Photo: Adobe Stock

写真拡大

これまでは、「売上最大化、利益最大化」が常識だった。
これからは、「売上最小化、利益最大化」が常識になるかもしれない。
「株価上昇率日本一(1164%)の超効率経営」
「従業員一人あたり利益がトヨタ、NTT、三菱UFJ、KDDI、三井住友FGより高い」
「新卒初任給は日本で2番目(2021年実績)の高さ」
という「北の達人コーポレーション」木下勝寿社長、
初の著書『売上最小化、利益最大化の法則──利益率29%経営の秘密』
が発売たちまち5刷。中国、台湾、ベトナムからも翻訳オファー。日経新聞にも2回掲載された。
「びっくりするほどよい商品ができたときにしか発売しない」
という圧倒的な商品開発でヒットを連発。
「会社の弱点が一発でわかる“5段階利益管理表”」
「売上を半減させ、利益を1.5倍、利益率を3倍にする方法」
「売上ゼロでも生き残れる“無収入寿命”」
「組織全体にコスト意識が生まれるたった一つの方法」
を記念すべき初の書籍で惜しみなく公開し、
「不況下では、売上10倍はリスク10倍」と断言する木下社長を直撃した。

人生を変えた
「NTTのテレホンカード」事件とは?

 私がマーケティングに最初に興味を持ったのは、高校生のときだった。

 父親が買ってきたビジネス誌をたまたま読んだ。そこに「テレホンカード」の収益性を高めるための「仕掛け」が書いてあったのだ。

 当時、公衆電話は3分10円で硬貨しか使えなかった。

 長時間使うには、硬貨をジャラジャラ用意しなければならなかった。

 そんな中、NTT(当時は日本電信電話公社=電電公社)が1枚500円程度のプリペイドカードを販売し、公衆電話の挿入口に入れれば通話できるようになった。

 これにより、ユーザーは劇的に便利になった。

 しかし、NTTにとっては同じ500円の通話売上でも、

硬貨の場合:原価=回線使用コスト
カードの場合:原価=回線使用コスト+カード原価→利益減

 となる。

 そこでNTTは「カードを買っても使われなければ、回線使用コストはかからない。収益性が増す」という逆転の発想でアイデアを練った。
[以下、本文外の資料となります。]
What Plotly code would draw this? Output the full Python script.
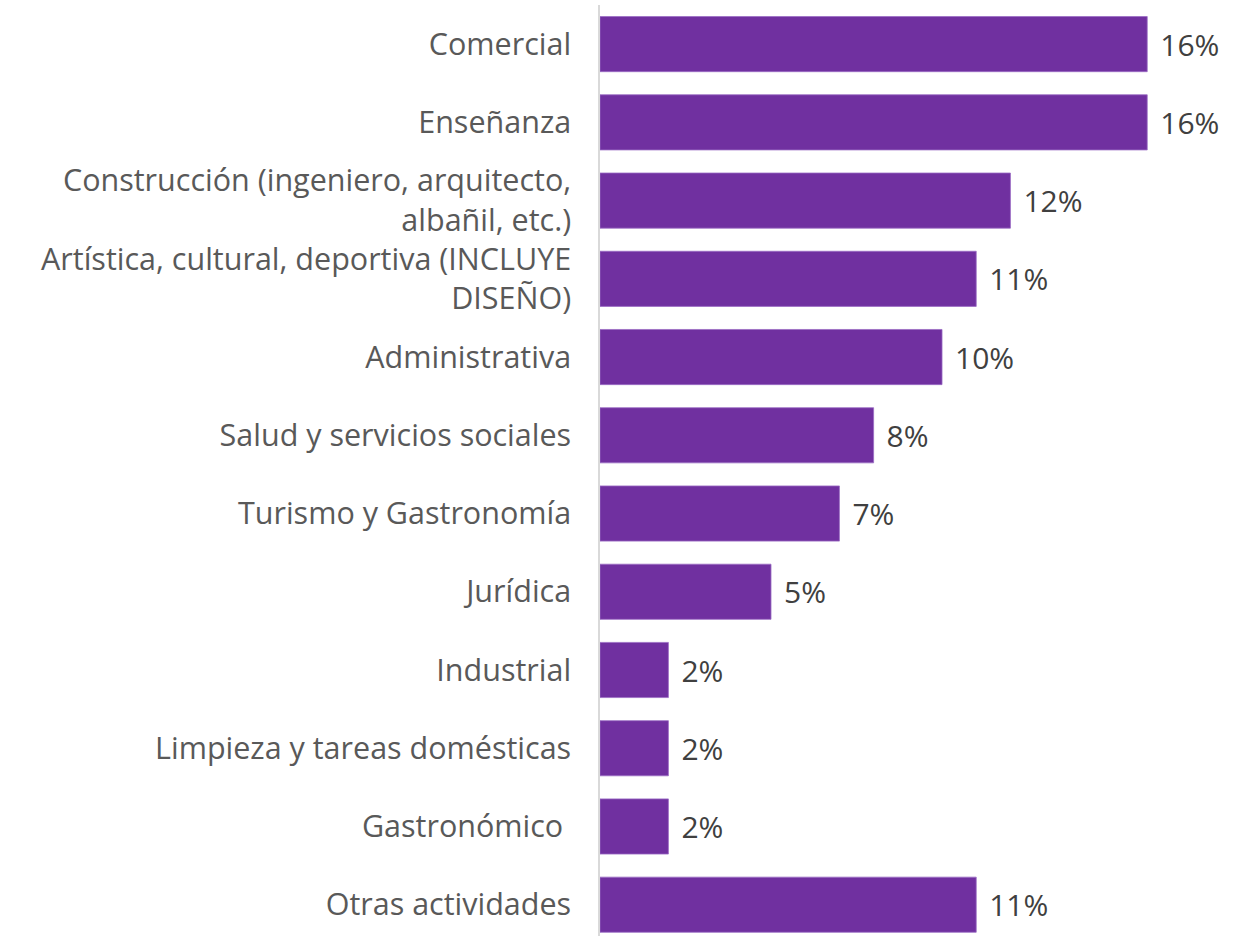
import plotly.graph_objects as go

categories = [
    "Comercial",
    "Enseñanza",
    "Construcción (ingeniero, arquitecto,<br>albañil, etc.)",
    "Artística, cultural, deportiva (INCLUYE<br>DISEÑO)",
    "Administrativa",
    "Salud y servicios sociales",
    "Turismo y Gastronomía",
    "Jurídica",
    "Industrial",
    "Limpieza y tareas domésticas",
    "Gastronómico\u00a0",
    "Otras actividades",
]
values = [16, 16, 12, 11, 10, 8, 7, 5, 2, 2, 2, 11]
labels = ["\u2004" + f"{v}%" for v in values]

FONT = "Open Sans"

fig = go.Figure(go.Bar(
    x=values,
    y=categories,
    orientation="h",
    marker=dict(color="#7030A0", line=dict(color="#9a6cc4", width=0.8)),
    text=labels,
    textposition="outside",
    textfont=dict(family=FONT, size=30, color="#404040"),
    cliponaxis=False,
    hoverinfo="skip",
))

fig.update_layout(
    width=1243,
    height=936,
    margin=dict(l=600, r=0, t=5, b=0, autoexpand=False),
    paper_bgcolor="white",
    plot_bgcolor="white",
    bargap=0.295,
    showlegend=False,
    font=dict(family=FONT),
)
fig.update_xaxes(
    range=[0, 18.8],
    showgrid=False,
    zeroline=False,
    showticklabels=False,
    showline=False,
    automargin=False,
)
fig.update_yaxes(
    range=[11.4, -0.5],
    showgrid=False,
    zeroline=False,
    showline=True,
    linecolor="#d9d9d9",
    linewidth=1.5,
    ticks="",
    ticklabelstandoff=21,
    automargin=False,
    tickfont=dict(family=FONT, size=30.5, color="#595959"),
)

fig.write_html(
    "out.html",
    config={"displayModeBar": False},
    post_script="document.body.style.margin='0';document.body.style.overflow='hidden';",
)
 それが「テレホンカードをコレクション対象にさせる戦略」だったのである。

 そのための仕掛けとして、最初は、グレーで無機質のデザイン性の乏しいテレホンカードをリリースした。

 それでも硬貨に比べると便利なので大ヒット。

 多くの人たちは「使う」ために買った。

 そして、それが浸透した頃、満を持して、芸術家、岡本太郎氏のデザインした4種類のカードを発売した。これも大ヒットした。

 このとき、人々は「使う」ためではなく「コレクション」のために買った。

 その後はアイドルのブロマイドのような「使うのではなく集めたくなる」カードを発売し続けた。

 感覚値ではあるが、世の中に出回ったテレホンカードの2〜3割は眠ったままではないか。それはすべてNTTの「回線使用コストという原価のかからない売上」となった。

 私はこの記事に衝撃を受けた。

 自分の手元にあるこのアイドルタレントのテレホンカードは、NTTの仕掛けによって自分の手元に使われないままあるのだと知った。

 高校生ながら、「世の中は仕掛けで成り立っている」と知った瞬間だった。

 そこからは、見るものすべて「どんな仕掛けでこうなったのか」と思うようになった。仕掛けが見えると世の中が変わって見える。

 そして、世の中が俄然面白くなる!

 あのときから、世の中はとても楽しいワンダーランドに見えるようになった。

 ヒットを生み出すには、

1.商品、作品等の対象物に対して造詣が深い
2.消費者に対する畏敬の念を持っている
3.世の中の「仕掛け」に精通している

 この3つの要素を持ったプロデューサーになる必要がある。

 今の私がこの3つをどれだけ兼ね備えられているかわからないが、少なくともこの3つの要素をこれからも磨き続けたいと思っている。